**WHAT YOU ARE ASKED TO DO**
Say how many lines include the word "React", using only a number.

**INFORMATION SHOWN**
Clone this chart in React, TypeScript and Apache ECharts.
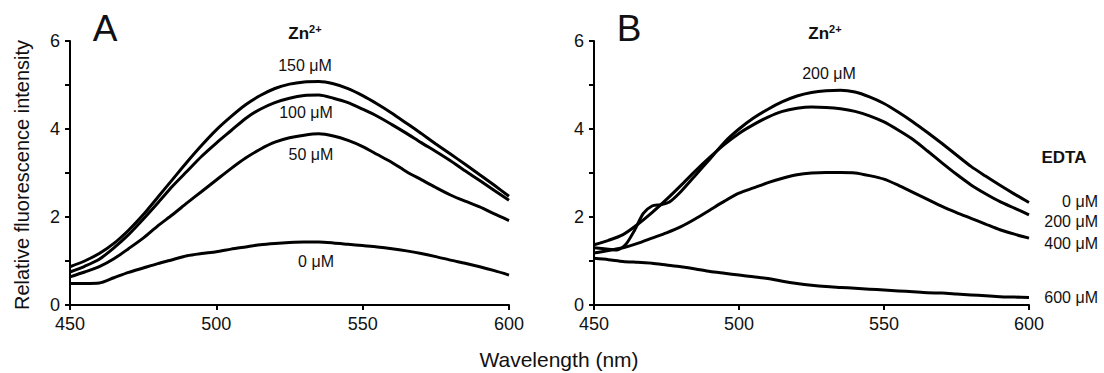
import React, { useEffect, useRef } from "react";
import * as echarts from "echarts";

// Wavelength grid (nm)
const wl = [450, 455, 460, 465, 470, 475, 480, 485, 490, 495, 500, 505, 510, 515, 520, 525, 530, 535, 540, 545, 550, 555, 560, 565, 570, 575, 580, 585, 590, 595, 600];

// Panel A: Zn2+ titration
const zn150 = [0.87, 1.0, 1.17, 1.4, 1.7, 2.05, 2.45, 2.85, 3.25, 3.63, 3.98, 4.28, 4.55, 4.76, 4.92, 5.02, 5.07, 5.08, 5.03, 4.92, 4.76, 4.57, 4.36, 4.13, 3.9, 3.66, 3.43, 3.2, 2.96, 2.72, 2.47];
const zn100 = [0.75, 0.88, 1.04, 1.3, 1.6, 1.95, 2.32, 2.7, 3.04, 3.38, 3.68, 3.96, 4.24, 4.45, 4.6, 4.7, 4.76, 4.77, 4.7, 4.6, 4.45, 4.29, 4.1, 3.9, 3.69, 3.49, 3.28, 3.05, 2.83, 2.6, 2.38];
const zn50 = [0.64, 0.75, 0.87, 1.05, 1.28, 1.52, 1.8, 2.05, 2.32, 2.58, 2.84, 3.1, 3.34, 3.54, 3.7, 3.8, 3.86, 3.89, 3.84, 3.74, 3.6, 3.42, 3.24, 3.03, 2.85, 2.67, 2.5, 2.36, 2.23, 2.07, 1.92];
const zn0 = [0.49, 0.49, 0.5, 0.62, 0.74, 0.84, 0.94, 1.03, 1.12, 1.17, 1.21, 1.27, 1.32, 1.37, 1.4, 1.42, 1.43, 1.43, 1.41, 1.38, 1.35, 1.32, 1.28, 1.23, 1.17, 1.1, 1.02, 0.95, 0.87, 0.78, 0.68];

// Panel B: EDTA added to Zn2+ 200 uM
const wlBump = [450, 455, 458, 461, 464, 467, 470, 473, 476, 480, 485, 490, 495, 500, 505, 510, 515, 520, 525, 530, 535, 540, 545, 550, 555, 560, 565, 570, 575, 580, 585, 590, 595, 600];
const edta0 = [1.3, 1.27, 1.25, 1.38, 1.7, 2.08, 2.25, 2.28, 2.34, 2.58, 2.95, 3.32, 3.7, 4.0, 4.25, 4.45, 4.62, 4.75, 4.83, 4.87, 4.88, 4.84, 4.73, 4.58, 4.38, 4.16, 3.92, 3.67, 3.41, 3.15, 2.93, 2.72, 2.52, 2.33];
const edta200 = [1.37, 1.47, 1.6, 1.83, 2.1, 2.4, 2.72, 3.05, 3.36, 3.65, 3.9, 4.1, 4.27, 4.4, 4.47, 4.5, 4.49, 4.46, 4.4, 4.3, 4.16, 3.97, 3.76, 3.5, 3.23, 2.97, 2.73, 2.53, 2.35, 2.2, 2.05];
const edta400 = [1.18, 1.24, 1.3, 1.4, 1.52, 1.64, 1.78, 1.96, 2.16, 2.36, 2.54, 2.66, 2.78, 2.88, 2.96, 3.0, 3.01, 3.01, 3.0, 2.94, 2.86, 2.72, 2.56, 2.4, 2.24, 2.1, 1.97, 1.84, 1.71, 1.61, 1.52];
const edta600 = [1.06, 1.03, 0.99, 0.97, 0.95, 0.91, 0.87, 0.82, 0.76, 0.72, 0.68, 0.64, 0.6, 0.54, 0.49, 0.45, 0.42, 0.4, 0.38, 0.36, 0.34, 0.32, 0.3, 0.28, 0.27, 0.25, 0.23, 0.21, 0.19, 0.18, 0.17];

const xTicks = [450, 500, 550, 600];
const yLabelValues = [0, 2, 4, 6];

const FONT = "Liberation Sans";

function pairs(xs: number[], ys: number[]) {
  return xs.map((x, i) => [x, ys[i]]);
}

export default function App() {
  const ref = useRef<HTMLDivElement>(null);
  useEffect(() => {
    if (!ref.current) return;
    const chart = echarts.init(ref.current, undefined, { renderer: "svg" });
    const xAxisBase = {
      type: "value",
      min: xTicks[0],
      max: xTicks[xTicks.length - 1],
      interval: 50,
      axisLine: { show: true, lineStyle: { color: "#000", width: 2 } },
      axisTick: { show: true, length: 5, lineStyle: { color: "#000", width: 2 } },
      axisLabel: { color: "#111", fontSize: 18, fontFamily: FONT, margin: 10 },
      splitLine: { show: false },
    };
    const yAxisBase = {
      type: "value",
      min: 0,
      max: 6,
      interval: 1,
      axisLine: { show: true, lineStyle: { color: "#000", width: 2 } },
      axisTick: { show: true, length: 5, lineStyle: { color: "#000", width: 2 } },
      axisLabel: {
        color: "#111",
        fontSize: 18,
        fontFamily: FONT,
        margin: 10,
        formatter: (v: number) => (yLabelValues.includes(v) ? String(v) : ""),
      },
      splitLine: { show: false },
    };
    const line = (xi: number, xs: number[], ys: number[]) => ({
      type: "line",
      xAxisIndex: xi,
      yAxisIndex: xi,
      data: pairs(xs, ys),
      smooth: 0.25,
      showSymbol: false,
      symbol: "none",
      lineStyle: { color: "#000", width: 3 },
    });
    const txt = (x: number, y: number, text: string, opts: any = {}) => ({
      type: "text",
      x,
      y,
      style: {
        text,
        fill: "#111",
        fontFamily: FONT,
        fontSize: 16,
        align: opts.align || "center",
        verticalAlign: "middle",
        fontWeight: opts.bold ? "bold" : "normal",
        ...(opts.style || {}),
      },
      rotation: opts.rotation || 0,
    });
    const znRich = {
      rich: {
        a: { fontSize: 17, fontWeight: "bold", fontFamily: FONT, color: "#111" },
        b: { fontSize: 11, fontWeight: "bold", fontFamily: FONT, color: "#111", verticalAlign: "top", padding: [0, 0, 8, 0] },
      },
    };
    chart.setOption({
      animation: false,
      backgroundColor: "#fff",
      grid: [
        { left: 70, top: 41, width: 439, height: 264 },
        { left: 594, top: 41, width: 435, height: 264 },
      ],
      xAxis: [
        { ...xAxisBase, gridIndex: 0 },
        { ...xAxisBase, gridIndex: 1 },
      ],
      yAxis: [
        { ...yAxisBase, gridIndex: 0 },
        { ...yAxisBase, gridIndex: 1 },
      ],
      series: [
        line(0, wl, zn150),
        line(0, wl, zn100),
        line(0, wl, zn50),
        line(0, wl, zn0),
        line(1, wlBump, edta0),
        line(1, wl, edta200),
        line(1, wl, edta400),
        line(1, wl, edta600),
      ],
      graphic: [
        txt(105, 28, "A", { style: { fontSize: 37 } }),
        txt(629, 28, "B", { style: { fontSize: 37 } }),
        txt(305, 33, "{a|Zn}{b|2+}", { style: znRich }),
        txt(825, 33, "{a|Zn}{b|2+}", { style: znRich }),
        txt(305, 65, "150 μM"),
        txt(306, 112, "100 μM"),
        txt(311, 154, "50 μM"),
        txt(316, 261, "0 μM"),
        txt(829, 73, "200 μM"),
        txt(1064, 157, "EDTA", { bold: true, style: { fontSize: 17 } }),
        txt(1098, 201, "0 μM", { align: "right" }),
        txt(1098, 221, "200 μM", { align: "right" }),
        txt(1098, 243, "400 μM", { align: "right" }),
        txt(1098, 297, "600 μM", { align: "right" }),
        txt(22, 175, "Relative fluorescence intensity", { rotation: Math.PI / 2, style: { fontSize: 20 } }),
        txt(559, 359, "Wavelength (nm)", { style: { fontSize: 21 } }),
      ],
    });
    return () => chart.dispose();
  }, []);
  return (
    <div
      ref={ref}
      style={{ position: "fixed", left: 0, top: 0, width: 1104, height: 373, background: "#fff" }}
    />
  );
}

**PROBLEM SOLUTION**
2